High-Speed Ground Transportation Act of 1965
- Long title: An Act to authorize the Secretary of Commerce to undertake research and development in high speed ground transportation, and for other purposes
- Enacted by: the 89th United States Congress

Citations
- Public law: Pub. L. 89–220
- Statutes at Large: 79 Stat. 893

Legislative history
- Signed into law by President Lyndon B. Johnson on September 30, 1965;

= High-Speed Ground Transportation Act of 1965 =

U.S. legislation to foster the use of high-speed rail

The High-Speed Ground Transportation Act of 1965 (Public Law 89-220, 79 Stat. 893) was the first attempt by the U.S. Congress to foster the growth of high-speed rail in the U.S. The High Speed Ground Transportation Act was introduced immediately following the creation of Japan's first high-speed Shinkansen, or "bullet train" and was signed into law by President Lyndon B. Johnson as part of his Great Society infrastructure building initiatives. Johnson's remarks upon signing the bill included the following:

In recent decades, we have achieved technological miracles in our transportation. But there is one great exception.

We have airplanes which fly three times faster than sound. We have television cameras that are orbiting Mars. But we have the same tired and inadequate mass transportation between our towns and cities that we had 30 years ago.

Today, as we meet here in this historic room where Abigail Adams hung out her washing, an astronaut can orbit the earth faster than a man on the ground can get from New York to Washington. Yet, the same science and technology which gave us our airplanes and our space probes, I believe, could also give us better and faster and more economical transportation on the ground. And a lot of us need it more on the ground than we need it orbiting the earth.

So I hope this meeting this morning will provide a platform for us to get that kind of transportation. We must do it. We must start getting it now. In the past 15 years, travel between our cities has more than doubled. By 1985--only 20 years away--we will have 75 million more Americans in this country. And those 75 million will be doing a great deal more traveling.

So, we must find ways to move more people, to move these people faster, and to move them with greater comfort and with more safety.

This bill is a first step toward accomplishing some of those objectives.

One product of the bill was the creation of regular Metroliner service between New York City and Washington, D.C., at speeds which averaged 90.1 miles per hour (145 km/h), faster than even Acela Express trains operated between the two cities in 2012. The bill also resulted in the creation of the Office of High-Speed Ground Transportation in the Department of Commerce.

Senator Claiborne Pell was thanked by President Johnson for his persistence in pushing the High-Speed Ground Transportation Act of 1965 through congress and repeatedly bringing the issue to the president's attention.

The High Speed-Ground Transportation Act received broad bi-partisan support with only 23 out of 432 members of the U.S. House of Representatives voting against the act.
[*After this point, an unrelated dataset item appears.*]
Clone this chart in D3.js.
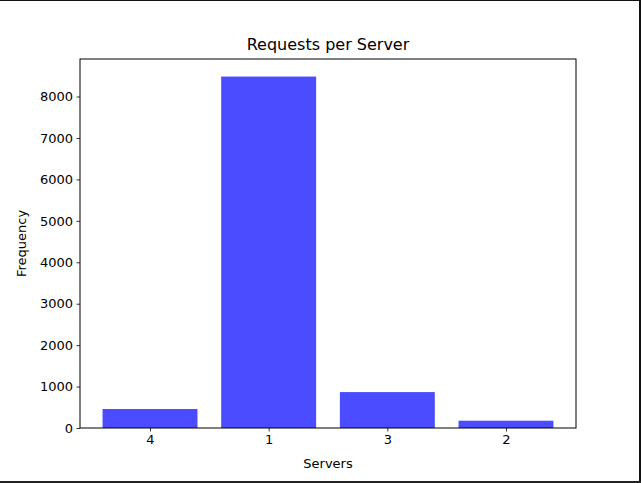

==Later attempts to build high-speed rail in the U.S.==

President Barack Obama repeatedly asked Congress for funding for high-speed rail projects. However, no high-speed rail projects had been completed by the end of his second term in 2017. Despite this, two high-speed rail projects are currently under construction as of 2024. The California High-Speed Rail project, eventually linking the 5 largest cities in California, is planned to have its first operating segment, between Merced and Bakersfield, begin passenger service as soon as 2030. The Brightline West project is planned to be privately operated and link the Las Vegas Valley and Rancho Cucamonga in the Greater Los Angeles area, with service set to begin in as soon as 2028.